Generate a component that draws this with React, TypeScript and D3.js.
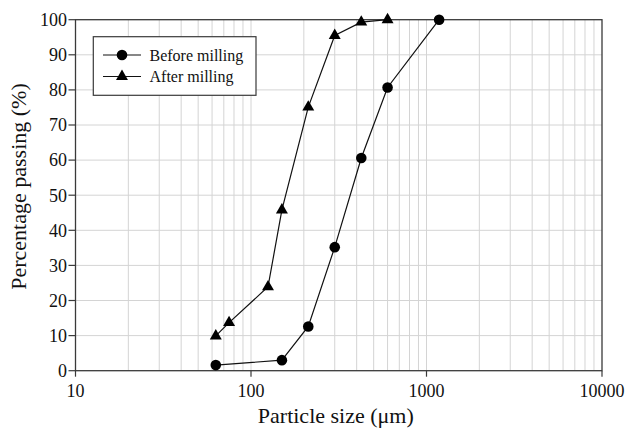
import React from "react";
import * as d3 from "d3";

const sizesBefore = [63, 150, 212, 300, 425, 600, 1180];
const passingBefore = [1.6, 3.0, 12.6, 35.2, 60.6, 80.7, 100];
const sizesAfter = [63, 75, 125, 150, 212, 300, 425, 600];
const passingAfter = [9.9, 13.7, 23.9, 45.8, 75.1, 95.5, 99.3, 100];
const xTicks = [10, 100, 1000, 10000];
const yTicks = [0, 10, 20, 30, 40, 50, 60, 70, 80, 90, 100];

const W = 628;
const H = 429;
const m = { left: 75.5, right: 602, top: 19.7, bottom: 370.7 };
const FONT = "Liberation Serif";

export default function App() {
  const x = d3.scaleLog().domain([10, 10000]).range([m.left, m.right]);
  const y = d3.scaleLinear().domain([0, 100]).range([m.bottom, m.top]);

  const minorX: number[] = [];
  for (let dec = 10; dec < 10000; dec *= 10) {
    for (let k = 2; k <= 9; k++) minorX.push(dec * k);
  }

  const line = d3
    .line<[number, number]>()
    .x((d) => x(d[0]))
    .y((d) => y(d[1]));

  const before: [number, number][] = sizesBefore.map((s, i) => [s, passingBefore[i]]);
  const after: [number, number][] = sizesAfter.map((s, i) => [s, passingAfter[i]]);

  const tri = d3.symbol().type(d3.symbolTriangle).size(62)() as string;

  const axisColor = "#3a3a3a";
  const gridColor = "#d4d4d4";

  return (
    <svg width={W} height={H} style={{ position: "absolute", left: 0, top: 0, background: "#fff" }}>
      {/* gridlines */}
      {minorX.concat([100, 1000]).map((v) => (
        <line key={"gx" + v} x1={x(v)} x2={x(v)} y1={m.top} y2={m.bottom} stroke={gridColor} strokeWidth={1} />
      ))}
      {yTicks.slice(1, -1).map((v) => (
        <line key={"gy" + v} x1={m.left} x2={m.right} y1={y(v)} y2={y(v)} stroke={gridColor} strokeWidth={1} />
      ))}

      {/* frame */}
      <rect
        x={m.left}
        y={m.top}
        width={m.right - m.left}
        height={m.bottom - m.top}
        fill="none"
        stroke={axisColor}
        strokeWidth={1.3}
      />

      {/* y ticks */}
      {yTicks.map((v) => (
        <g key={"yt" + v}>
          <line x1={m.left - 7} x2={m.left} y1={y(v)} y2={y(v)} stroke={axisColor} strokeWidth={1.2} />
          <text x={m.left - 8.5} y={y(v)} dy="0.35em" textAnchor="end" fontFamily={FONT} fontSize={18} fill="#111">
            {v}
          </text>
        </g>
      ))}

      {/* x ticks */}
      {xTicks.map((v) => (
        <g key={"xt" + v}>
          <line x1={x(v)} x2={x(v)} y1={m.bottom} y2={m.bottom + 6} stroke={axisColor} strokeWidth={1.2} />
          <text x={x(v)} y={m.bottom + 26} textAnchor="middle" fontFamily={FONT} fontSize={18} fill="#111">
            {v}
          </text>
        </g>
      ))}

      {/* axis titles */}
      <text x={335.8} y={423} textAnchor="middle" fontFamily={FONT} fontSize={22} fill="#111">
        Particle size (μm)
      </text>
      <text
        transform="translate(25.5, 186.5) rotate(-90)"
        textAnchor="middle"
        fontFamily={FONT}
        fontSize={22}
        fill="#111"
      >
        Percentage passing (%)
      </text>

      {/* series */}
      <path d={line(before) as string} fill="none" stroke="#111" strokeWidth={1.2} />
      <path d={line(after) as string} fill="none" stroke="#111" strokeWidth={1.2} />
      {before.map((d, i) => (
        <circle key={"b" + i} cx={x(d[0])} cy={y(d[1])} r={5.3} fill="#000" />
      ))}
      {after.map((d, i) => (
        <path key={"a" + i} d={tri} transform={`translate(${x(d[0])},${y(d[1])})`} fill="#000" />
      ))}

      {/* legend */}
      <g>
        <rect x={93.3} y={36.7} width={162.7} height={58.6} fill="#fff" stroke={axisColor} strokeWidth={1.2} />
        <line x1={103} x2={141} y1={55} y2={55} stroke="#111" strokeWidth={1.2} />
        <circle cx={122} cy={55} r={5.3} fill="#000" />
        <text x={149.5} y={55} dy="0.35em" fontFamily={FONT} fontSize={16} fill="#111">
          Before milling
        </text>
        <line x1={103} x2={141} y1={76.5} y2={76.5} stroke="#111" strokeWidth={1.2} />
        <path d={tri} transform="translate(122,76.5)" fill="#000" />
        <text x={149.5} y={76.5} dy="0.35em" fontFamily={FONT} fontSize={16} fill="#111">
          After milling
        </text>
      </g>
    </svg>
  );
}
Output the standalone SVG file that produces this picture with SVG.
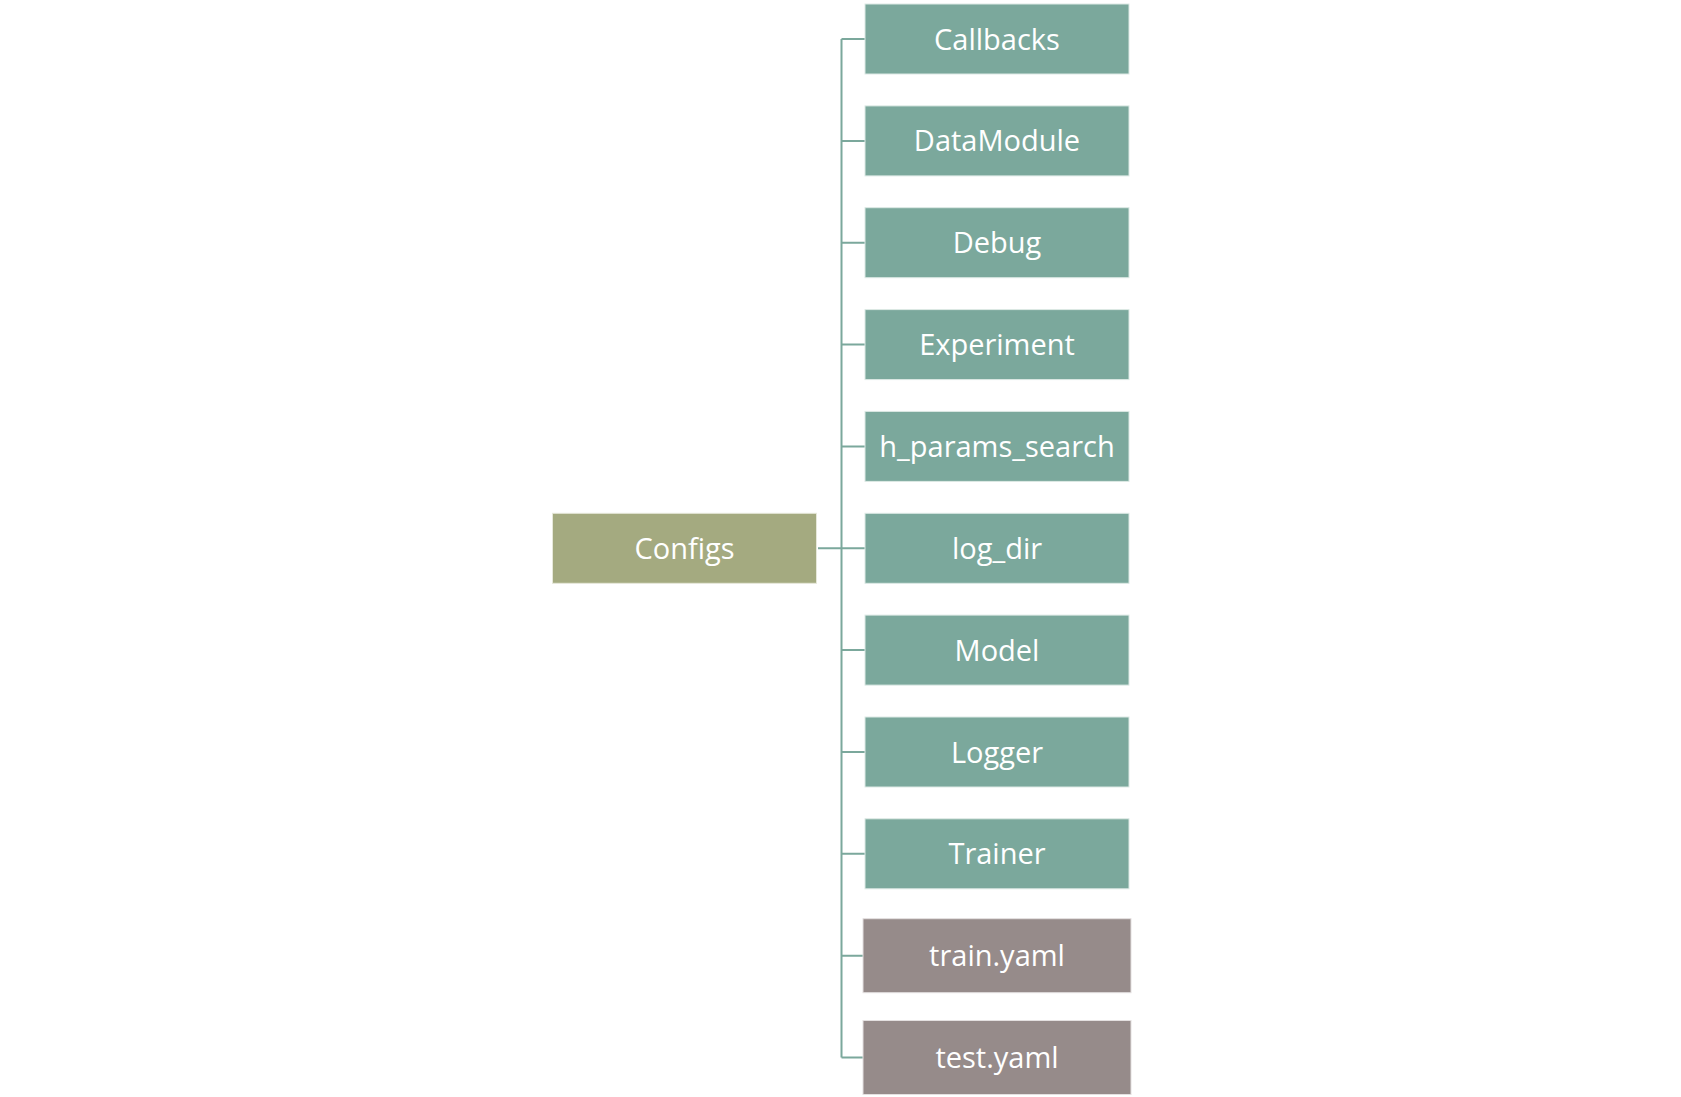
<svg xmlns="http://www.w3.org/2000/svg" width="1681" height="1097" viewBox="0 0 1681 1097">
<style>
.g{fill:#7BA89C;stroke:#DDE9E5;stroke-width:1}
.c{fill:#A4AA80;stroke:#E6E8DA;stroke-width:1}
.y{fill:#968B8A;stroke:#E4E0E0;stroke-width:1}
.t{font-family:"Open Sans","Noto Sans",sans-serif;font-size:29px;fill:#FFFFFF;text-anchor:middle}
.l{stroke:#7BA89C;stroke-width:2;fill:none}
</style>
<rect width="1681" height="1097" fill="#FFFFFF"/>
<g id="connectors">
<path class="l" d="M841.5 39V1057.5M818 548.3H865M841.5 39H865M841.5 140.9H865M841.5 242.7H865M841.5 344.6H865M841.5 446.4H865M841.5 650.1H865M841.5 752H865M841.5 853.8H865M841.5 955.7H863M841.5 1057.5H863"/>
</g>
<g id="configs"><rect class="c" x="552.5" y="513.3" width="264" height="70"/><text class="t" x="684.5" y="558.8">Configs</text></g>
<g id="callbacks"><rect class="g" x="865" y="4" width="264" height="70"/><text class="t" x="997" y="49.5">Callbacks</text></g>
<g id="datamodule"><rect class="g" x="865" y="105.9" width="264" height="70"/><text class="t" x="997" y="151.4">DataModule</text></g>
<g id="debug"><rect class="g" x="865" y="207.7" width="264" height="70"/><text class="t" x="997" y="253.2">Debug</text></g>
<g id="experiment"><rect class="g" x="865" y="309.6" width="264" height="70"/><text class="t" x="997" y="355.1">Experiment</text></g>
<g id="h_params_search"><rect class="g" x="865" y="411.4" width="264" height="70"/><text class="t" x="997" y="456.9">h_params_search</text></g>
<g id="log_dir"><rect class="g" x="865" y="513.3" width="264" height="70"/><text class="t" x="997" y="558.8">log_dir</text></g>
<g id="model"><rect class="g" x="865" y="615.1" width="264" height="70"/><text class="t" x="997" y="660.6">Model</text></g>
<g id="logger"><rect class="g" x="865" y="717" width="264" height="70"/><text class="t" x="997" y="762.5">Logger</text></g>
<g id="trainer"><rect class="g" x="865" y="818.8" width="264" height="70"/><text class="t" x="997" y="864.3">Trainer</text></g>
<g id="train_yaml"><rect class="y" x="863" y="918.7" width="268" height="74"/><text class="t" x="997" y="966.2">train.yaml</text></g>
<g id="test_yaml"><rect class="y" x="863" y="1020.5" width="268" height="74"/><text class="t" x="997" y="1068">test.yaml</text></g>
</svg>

### YOUR TASK
Look through the data above. Find each line with the string "this" and copy it.

### RESULT OF THE TASK
Generate a component that draws this with React, TypeScript and D3.js.
Output the standalone SVG file that produces this picture with SVG.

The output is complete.